§ Task to complete:
Read the listing and extract each line that includes the word "matplotlib".

§ Dataset excerpt:
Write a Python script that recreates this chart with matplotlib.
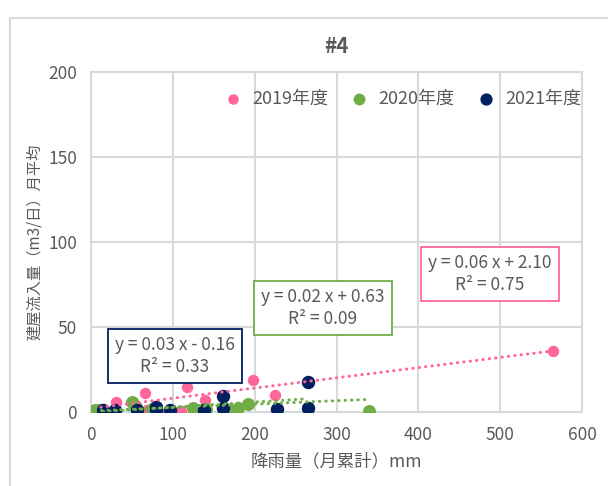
import numpy as np
import matplotlib
matplotlib.use("Agg")
import matplotlib.pyplot as plt
from matplotlib.patches import Rectangle

plt.rcParams["font.family"] = ["Noto Sans CJK JP", "DejaVu Sans"]

# 月ごとの降雨量 (mm) と建屋流入量 (m3/日)
x_2019 = [12, 30, 51, 66, 68, 78, 94, 110, 117, 139, 198, 225, 565]
y_2019 = [2, 6, 6, 11, 1, 0.5, 0.5, 0.5, 15, 7, 19, 10, 36]
x_2020 = [5, 10, 50, 55, 75, 125, 140, 169, 180, 192, 340]
y_2020 = [1, 1, 6, 3, 2, 2.5, 2, 1, 2.5, 4.5, 0.5]
x_2021 = [15, 29, 56, 79, 80, 97, 138, 161, 161, 227, 265, 265]
y_2021 = [1, 1, 1, 1, 3, 1, 1, 2.5, 9.5, 2, 2.5, 17.5]

# 近似直線 (傾き, 切片, R2)
fit_2019 = (0.06, 2.10, 0.75)
fit_2020 = (0.02, 0.63, 0.09)
fit_2021 = (0.03, -0.16, 0.33)

labels = ["2019年度", "2020年度", "2021年度"]
c_pink, c_green, c_navy = "#FF6699", "#70AD47", "#002060"
grid_c = "#D9D9D9"
txt_c = "#595959"

fig = plt.figure(figsize=(6.08, 4.86), dpi=100)
ax = fig.add_axes([91 / 608, 1 - 412 / 486, (582 - 91) / 608, (412 - 72) / 486])

# グラフ全体の枠
fig.patches.append(Rectangle((10 / 608, -0.1), 1.0, 1 - 18 / 486 + 0.1,
                             transform=fig.transFigure, fill=False,
                             edgecolor=grid_c, linewidth=1.5))

ax.scatter(x_2019, y_2019, s=52, color=c_pink, label=labels[0], zorder=3)
ax.scatter(x_2020, y_2020, s=70, color=c_green, label=labels[1], zorder=3)
ax.scatter(x_2021, y_2021, s=75, color=c_navy, label=labels[2], zorder=3)

# 近似直線（点線）
def trend(xs, fit, color):
    xx = np.array([min(xs), max(xs)])
    ax.plot(xx, fit[0] * xx + fit[1], color=color, linewidth=2.2,
            linestyle=(0, (0.1, 2.0)), dash_capstyle="round", zorder=4)

trend(x_2019, fit_2019, c_pink)
trend(x_2020, fit_2020, c_green)
trend(x_2021, fit_2021, c_green)

def eq_text(fit):
    sign = "+" if fit[1] >= 0 else "-"
    return f"y = {fit[0]:.2f} x {sign} {abs(fit[1]):.2f}\nR² = {fit[2]:.2f}"

box_kw = dict(ha="center", va="center", fontsize=12.5, color=txt_c,
              linespacing=1.25, transform=fig.transFigure, zorder=5)
fig.text(490 / 608, 1 - 274 / 486, eq_text(fit_2019),
         bbox=dict(boxstyle="square,pad=0.42", fc="white", ec=c_pink, lw=1.3), **box_kw)
fig.text(323 / 608, 1 - 308 / 486, eq_text(fit_2020),
         bbox=dict(boxstyle="square,pad=0.42", fc="white", ec=c_green, lw=1.3), **box_kw)
fig.text(175 / 608, 1 - 356 / 486, eq_text(fit_2021),
         bbox=dict(boxstyle="square,pad=0.42", fc="white", ec=c_navy, lw=1.3), **box_kw)

ax.set_xlim(0, 600)
ax.set_ylim(0, 200)
ax.set_xticks(np.arange(0, 601, 100))
ax.set_yticks(np.arange(0, 201, 50))
ax.grid(True, color=grid_c, linewidth=1.5)
ax.set_axisbelow(True)
for sp in ax.spines.values():
    sp.set_color(grid_c)
    sp.set_linewidth(1.5)
ax.tick_params(length=0, labelsize=12.5, colors=txt_c, pad=10)

ax.set_title("#4", fontsize=15, fontweight="semibold", color=txt_c, pad=14)
ax.set_xlabel("降雨量（月累計）mm", fontsize=12.5, color=txt_c, labelpad=6)
ax.set_ylabel("建屋流入量（m3/日）月平均", fontsize=11, color=txt_c, labelpad=4)

ax.legend(loc="upper right", bbox_to_anchor=(1.02, 0.98), ncol=3, frameon=False,
          fontsize=13, labelcolor=txt_c, handletextpad=0.05, columnspacing=0.75,
          markerscale=0.9, borderaxespad=0.2)

fig.savefig("out.png", dpi=100)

§ Answer below:
Write a Python script that recreates this chart with matplotlib.
import matplotlib
matplotlib.use("Agg")
import matplotlib.pyplot as plt
from matplotlib.patches import Rectangle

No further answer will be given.